Swing voters dan golput di pilkada Jakarta 2017. (ilustrasi/aktual.com)

Jakarta, Aktual.Com-Lama saya merenungi data LSI-Denny JA tentang pilkada Jakarta yang baru saja selesai kemarin (tgl 9 Feb 2017). Lima hari menjelang pencoblosan, data itu menunjukkan tiga hal.

Pertama, pilkada potensial berlangsung dua putaran. Elektabilitas ketiga calon sangat jauh dari dukungan untuk satu putaran. Untuk pilkada satu putaran, satu calon gubernur membutuhkan dukungan di atas 50%. Sedangkan calon yang ada masih butuh dukungan belasan persen lagi menuju ke sana.

Kedua, ini juga menakjubkan. Baik Agus, Ahok atau Anies belum ada yang dukungannya pasti aman untuk lolos pada putaran kedua. Untuk tiket aman putaran kedua, elektabilitas harus mencapai formula (100%: 3 kandidat) + margin of error. Itu sama dengan 33.3% + 2,9%, yaitu 36,2%.

Elektabilitas semua kandidat dalam survei ini masih di bawah 36,2 persen, dan saling bersaing dengan selisih di bawah margin of error. Agus pernah mencapai angka itu pada survei LSI (Jan 2017), ataupun survei Kompas sebelumnya (Des 2016). Namun di bulan Feb ini, Agus menurun.

Ahok juga pernah mencapai angka itu dalam survei LSI sebelumnya. Bahkan di bulan Maret 2016, dukungan Ahok pernah di angka 59 persen. Di bulan Feb ini, Ahok juga menurun dan di bawah magic number itu (36, 2 persen)

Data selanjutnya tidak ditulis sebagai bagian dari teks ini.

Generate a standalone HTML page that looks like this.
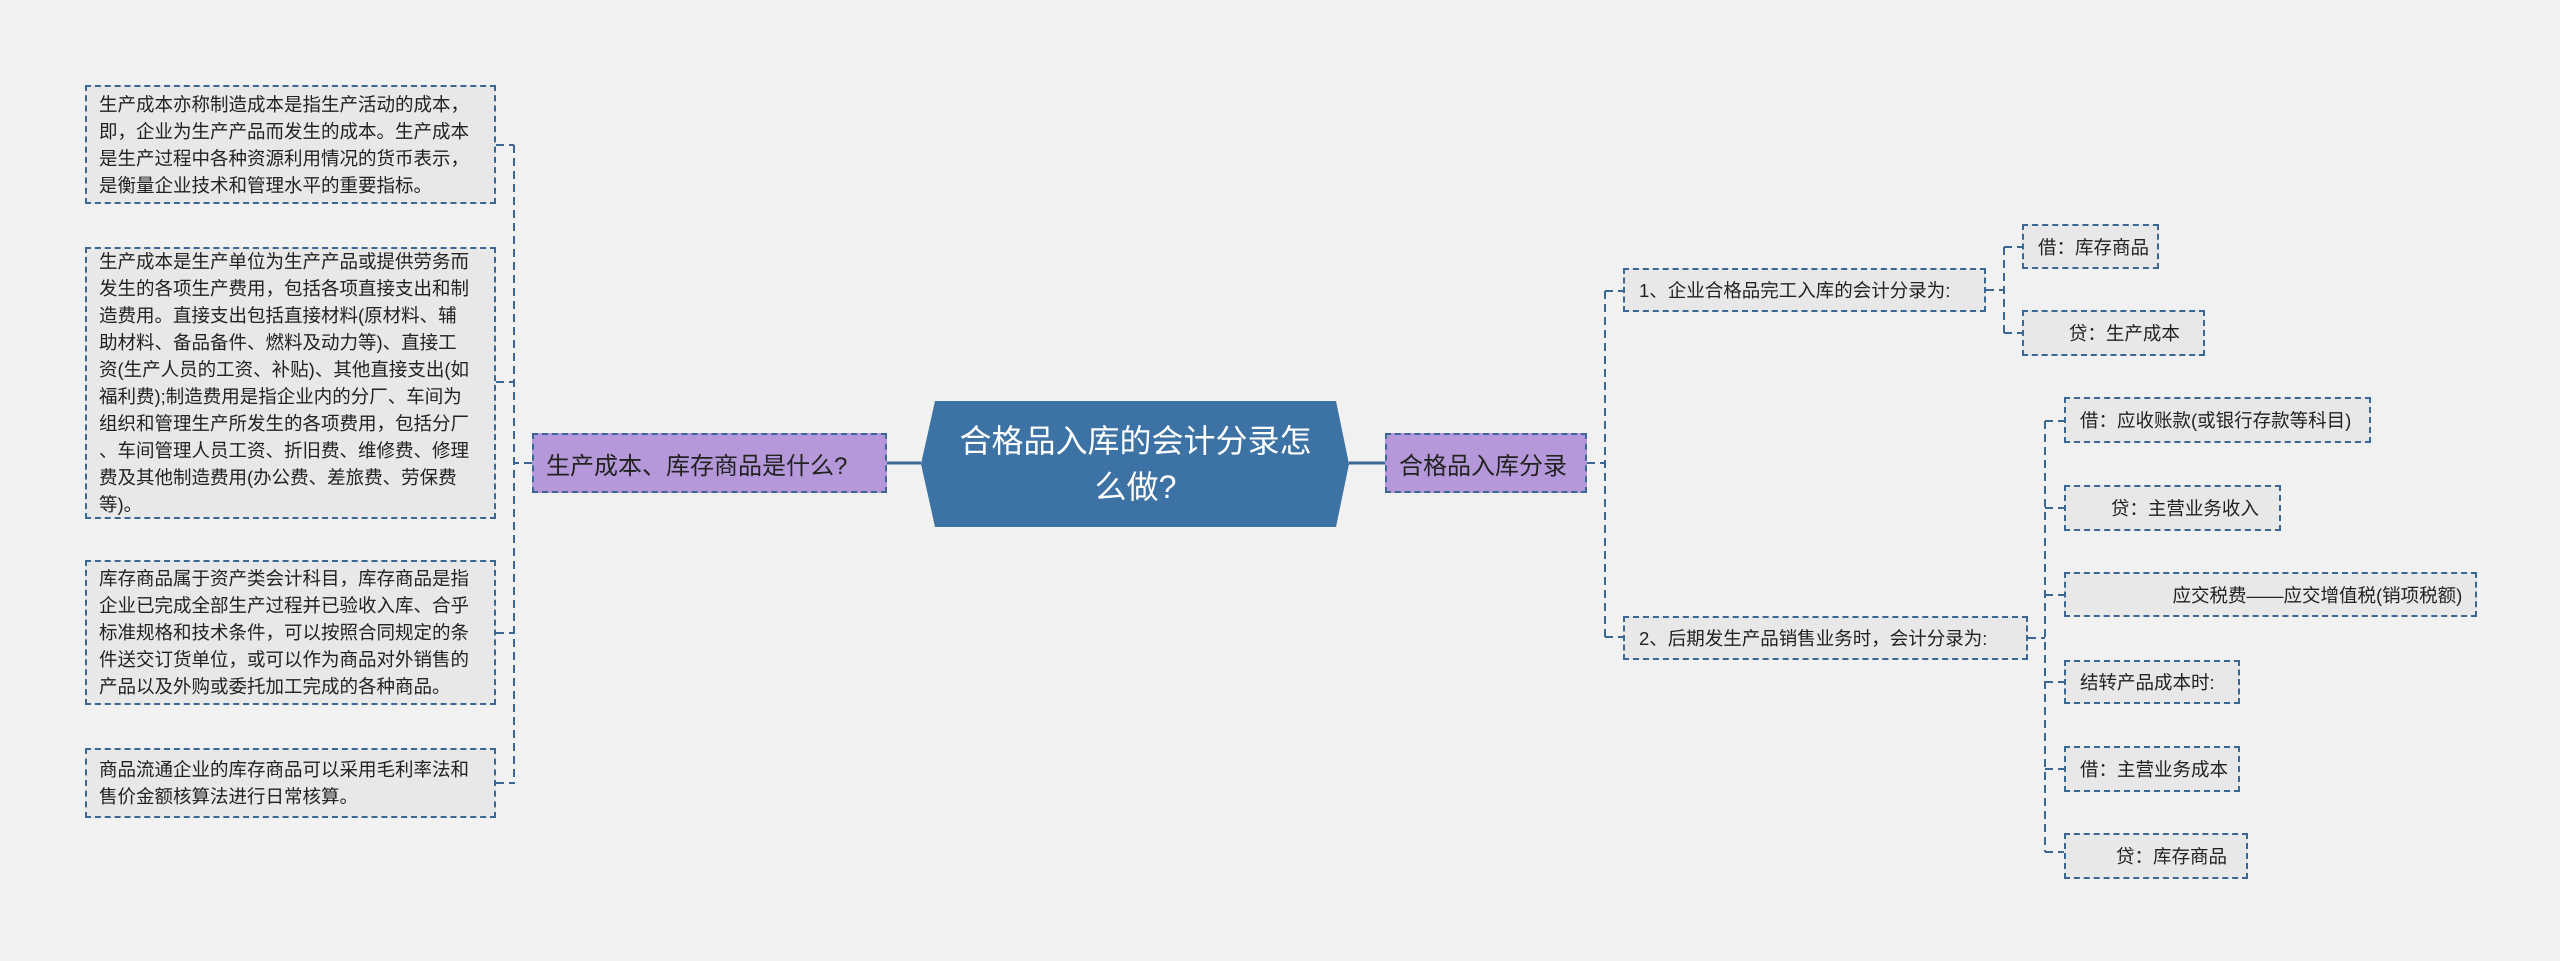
<!DOCTYPE html>
<html><head><meta charset="utf-8"><style>
body{margin:0;width:2560px;height:961px;background:#f1f1f1;position:relative;overflow:hidden;font-family:"Liberation Sans","Noto Sans CJK SC",sans-serif;}
.b{position:absolute;box-sizing:border-box;border:2px dashed #3a6794;background:#e8e8e8;color:#222;display:flex;align-items:center;}
.l{font-size:18.5px;line-height:27px;padding:0 12px 0 12px;}
.s{font-size:18.5px;padding-left:14px;white-space:pre;}
.p{background:#b598d9;font-size:24px;padding-left:12px;white-space:nowrap;}
svg{position:absolute;left:0;top:0}
</style></head><body>
<svg width="2560" height="961">
<polygon points="921,464 935,401 1336,401 1349,464 1336,527 935,527" fill="#3d72a4"/>
<g stroke="#3a6794" stroke-width="2" fill="none">
<line x1="887" y1="463" x2="921" y2="463" stroke-width="3"/>
<line x1="1349" y1="463" x2="1385" y2="463" stroke-width="3"/>
<g stroke-dasharray="8,5">
<path d="M532,463 H514 M514,145 V784 M496,145 H514 M496,382 H514 M496,633 H514 M496,783 H514"/>
<path d="M1587,463 H1605 M1605,291 V637 M1605,291 H1623 M1605,637 H1623"/>
<path d="M1986,290 H2004 M2004,247 V333 M2004,247 H2022 M2004,333 H2022"/>
<path d="M2028,638 H2045 M2045,421 V852 M2045,421 H2064 M2045,508 H2064 M2045,595 H2064 M2045,682 H2064 M2045,769 H2064 M2045,852 H2064"/>
</g></g>
</svg>
<div style="position:absolute;left:935px;top:401px;width:401px;height:126px;display:flex;align-items:center;justify-content:center;text-align:center;color:#fff;font-size:32px;line-height:46px;padding:0 20px;box-sizing:border-box">合格品入库的会计分录怎么做?</div>
<div class="b p" style="left:532px;top:433px;width:355px;height:60px">生产成本、库存商品是什么?</div>
<div class="b p" style="left:1385px;top:433px;width:202px;height:60px">合格品入库分录</div>
<div class="b l" style="left:85px;top:85px;width:411px;height:119px">生产成本亦称制造成本是指生产活动的成本，即，企业为生产产品而发生的成本。生产成本是生产过程中各种资源利用情况的货币表示，是衡量企业技术和管理水平的重要指标。</div>
<div class="b l" style="left:85px;top:247px;width:411px;height:272px;white-space:nowrap"><div>生产成本是生产单位为生产产品或提供劳务而<br>发生的各项生产费用，包括各项直接支出和制<br>造费用。直接支出包括直接材料(原材料、辅<br>助材料、备品备件、燃料及动力等)、直接工<br>资(生产人员的工资、补贴)、其他直接支出(如<br>福利费);制造费用是指企业内的分厂、车间为<br>组织和管理生产所发生的各项费用，包括分厂<br>、车间管理人员工资、折旧费、维修费、修理<br>费及其他制造费用(办公费、差旅费、劳保费<br>等)。</div></div>
<div class="b l" style="left:85px;top:560px;width:411px;height:145px">库存商品属于资产类会计科目，库存商品是指企业已完成全部生产过程并已验收入库、合乎标准规格和技术条件，可以按照合同规定的条件送交订货单位，或可以作为商品对外销售的产品以及外购或委托加工完成的各种商品。</div>
<div class="b l" style="left:85px;top:748px;width:411px;height:70px">商品流通企业的库存商品可以采用毛利率法和售价金额核算法进行日常核算。</div>
<div class="b s" style="left:1623px;top:268px;width:363px;height:44px">1、企业合格品完工入库的会计分录为:</div>
<div class="b s" style="left:1623px;top:616px;width:405px;height:44px">2、后期发生产品销售业务时，会计分录为:</div>
<div class="b s" style="left:2022px;top:224px;width:137px;height:45px">借：库存商品</div>
<div class="b s" style="left:2022px;top:310px;width:183px;height:46px">      贷：生产成本</div>
<div class="b s" style="left:2064px;top:397px;width:307px;height:46px">借：应收账款(或银行存款等科目)</div>
<div class="b s" style="left:2064px;top:485px;width:217px;height:46px">      贷：主营业务收入</div>
<div class="b s" style="left:2064px;top:572px;width:413px;height:45px">                  应交税费——应交增值税(销项税额)</div>
<div class="b s" style="left:2064px;top:660px;width:176px;height:44px">结转产品成本时:</div>
<div class="b s" style="left:2064px;top:746px;width:176px;height:46px">借：主营业务成本</div>
<div class="b s" style="left:2064px;top:833px;width:184px;height:46px">       贷：库存商品</div>
</body></html>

Anies di awal Feb 2017, menaik signifikan melampaui dua kandidat lain. Namun di tgl 8-9 Feb 2017, Anies juga menurun, dan elektabilitasnya juga di bawah 36, 2 persen.

Aha!! Ujar saya dalam hati sambil minum kopi pahit. Dua data di atas menggiring pada temuan ketiga. Calon gubernur yang akan lolos ke putaran kedua adalah dua cagub teratas yang paling gesit di sisa waktu. Yaitu yang dalam waktu lima hari ini, dua cagub itu berhasil mengambil paling banyak swing voters (22,6%).

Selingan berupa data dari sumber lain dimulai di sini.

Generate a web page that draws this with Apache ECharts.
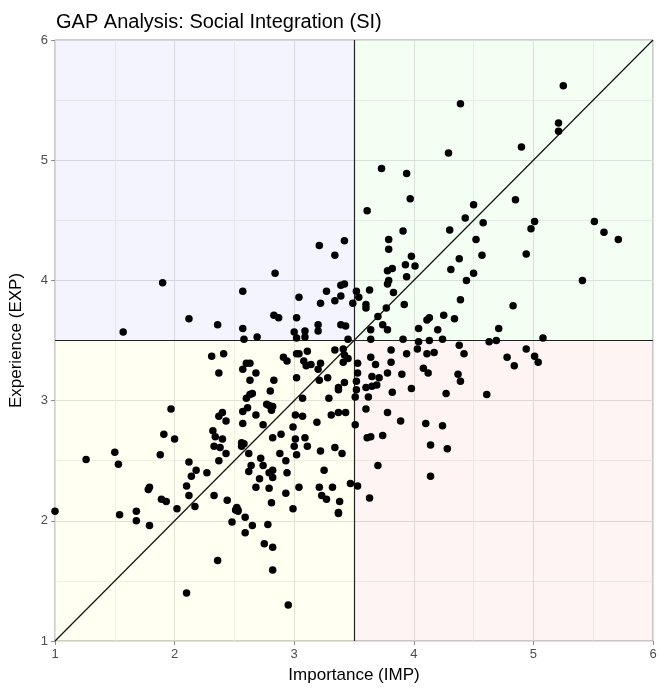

Dua cagub itu harus paling berhasil pula memobilisasi pendukungnya datang ke TPS, sehingga golput pendukungnya paling kecil (rata rata golput pilkada DKI di atas 30%). Dua cagub itu bisa Agus dan Ahok, Agus dan Anies, Atau Ahok dan Anies. Sisa lima hari ini menjadi penentunya.

Demikianlah kesimpulan survei terbaru Lingkaran Survei Indonesia (LSI DENNY JA). Survei dilakukan pada tanggal 8-9 Februari 2017 di Jakarta. Ini survei wawancara tatap muka terhadap 1200 responden. Responden dipilih dengan menggunakan metode multistage random sampling. Margin of Error survei ini plus minus 2.9%.

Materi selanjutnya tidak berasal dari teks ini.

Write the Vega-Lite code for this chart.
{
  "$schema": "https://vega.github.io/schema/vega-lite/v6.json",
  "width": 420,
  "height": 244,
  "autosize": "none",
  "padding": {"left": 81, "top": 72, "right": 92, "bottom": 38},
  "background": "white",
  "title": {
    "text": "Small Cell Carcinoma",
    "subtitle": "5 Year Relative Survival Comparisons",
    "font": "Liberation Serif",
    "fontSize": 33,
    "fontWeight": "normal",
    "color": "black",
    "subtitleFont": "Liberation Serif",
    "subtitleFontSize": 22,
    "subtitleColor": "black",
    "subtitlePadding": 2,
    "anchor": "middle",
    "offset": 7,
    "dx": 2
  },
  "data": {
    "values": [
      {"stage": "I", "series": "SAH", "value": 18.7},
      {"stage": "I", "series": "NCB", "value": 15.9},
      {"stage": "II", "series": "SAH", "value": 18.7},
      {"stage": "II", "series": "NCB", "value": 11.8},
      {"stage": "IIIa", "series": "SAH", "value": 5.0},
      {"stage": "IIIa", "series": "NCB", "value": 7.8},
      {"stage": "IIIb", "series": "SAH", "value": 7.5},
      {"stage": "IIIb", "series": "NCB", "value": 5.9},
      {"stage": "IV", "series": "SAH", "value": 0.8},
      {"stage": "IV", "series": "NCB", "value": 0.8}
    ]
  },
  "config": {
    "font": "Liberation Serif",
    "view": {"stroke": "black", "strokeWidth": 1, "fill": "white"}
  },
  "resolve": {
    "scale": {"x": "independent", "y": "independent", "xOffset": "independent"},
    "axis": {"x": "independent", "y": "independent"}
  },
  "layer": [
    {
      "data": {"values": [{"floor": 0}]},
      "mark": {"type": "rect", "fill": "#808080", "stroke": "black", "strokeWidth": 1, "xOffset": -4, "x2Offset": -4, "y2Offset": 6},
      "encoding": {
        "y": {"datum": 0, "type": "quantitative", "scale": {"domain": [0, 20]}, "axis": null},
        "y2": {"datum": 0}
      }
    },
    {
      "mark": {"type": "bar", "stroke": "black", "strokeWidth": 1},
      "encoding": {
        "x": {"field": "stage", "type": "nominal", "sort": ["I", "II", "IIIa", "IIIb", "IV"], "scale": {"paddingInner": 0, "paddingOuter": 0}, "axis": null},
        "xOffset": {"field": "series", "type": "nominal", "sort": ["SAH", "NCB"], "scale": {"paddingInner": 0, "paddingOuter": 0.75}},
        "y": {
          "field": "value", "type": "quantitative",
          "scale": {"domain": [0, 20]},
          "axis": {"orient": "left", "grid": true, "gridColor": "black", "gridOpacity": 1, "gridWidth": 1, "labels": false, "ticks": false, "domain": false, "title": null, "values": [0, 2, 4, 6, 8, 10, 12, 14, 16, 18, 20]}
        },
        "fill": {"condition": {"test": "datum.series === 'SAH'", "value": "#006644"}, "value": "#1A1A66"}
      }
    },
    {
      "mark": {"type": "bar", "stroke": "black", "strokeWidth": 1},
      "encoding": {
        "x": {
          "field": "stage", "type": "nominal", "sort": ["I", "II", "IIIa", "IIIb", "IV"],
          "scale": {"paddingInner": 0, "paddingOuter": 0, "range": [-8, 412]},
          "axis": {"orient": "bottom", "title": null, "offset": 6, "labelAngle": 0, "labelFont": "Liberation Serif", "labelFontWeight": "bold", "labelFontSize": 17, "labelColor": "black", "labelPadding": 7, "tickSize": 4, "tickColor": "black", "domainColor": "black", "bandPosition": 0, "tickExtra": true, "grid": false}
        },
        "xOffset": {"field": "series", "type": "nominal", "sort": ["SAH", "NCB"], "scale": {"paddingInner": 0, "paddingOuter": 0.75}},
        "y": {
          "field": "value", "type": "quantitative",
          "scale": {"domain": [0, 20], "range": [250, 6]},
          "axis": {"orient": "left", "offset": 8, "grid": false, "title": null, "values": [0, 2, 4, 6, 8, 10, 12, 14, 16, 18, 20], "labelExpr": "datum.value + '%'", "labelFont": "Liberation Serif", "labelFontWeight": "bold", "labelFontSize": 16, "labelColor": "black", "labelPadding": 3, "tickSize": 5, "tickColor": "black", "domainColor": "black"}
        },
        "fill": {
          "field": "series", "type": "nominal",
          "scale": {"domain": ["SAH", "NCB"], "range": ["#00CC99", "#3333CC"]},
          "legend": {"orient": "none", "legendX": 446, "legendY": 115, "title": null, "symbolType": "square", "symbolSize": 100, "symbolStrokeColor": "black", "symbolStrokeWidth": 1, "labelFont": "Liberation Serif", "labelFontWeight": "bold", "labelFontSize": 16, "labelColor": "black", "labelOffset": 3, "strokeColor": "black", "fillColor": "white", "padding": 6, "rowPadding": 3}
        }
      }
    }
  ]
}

Survei ini dibiayai dengan dana sendiri, dan dilengkapi pula dengan kualitatif riset (FGD/focus group discussion, media analisis, dan indepth interview).

Dibanding data LSI di awal Feb 2017 (29 Jan-1 Feb), data 8-9 Feb, menunjukkan dukungan cagub, tiga-tiganya menurun. Saling pukul, saling serang, saling sikat pendukung masing-masing calon sama sama berhasil. Akibatnya elektablitas ketiga-tiga calon menurun.

Kini elektabilitas pasangan Agus H. Yudhoyono – Sylviana Murni (Agus-Sylvi) sebesar 30.9%. Pasangan Basuki Tjahaja Purnama-Djarot S. Hidayat (Ahok-Djarot) sebesar 30.7%. Pasangan Anies R. Baswedan-Sandiaga Uno (Anies-Sandi) sebesar 29. 9 %. Dan yang belum menentukan pilihan /TT/TJ sebesar 8.5%.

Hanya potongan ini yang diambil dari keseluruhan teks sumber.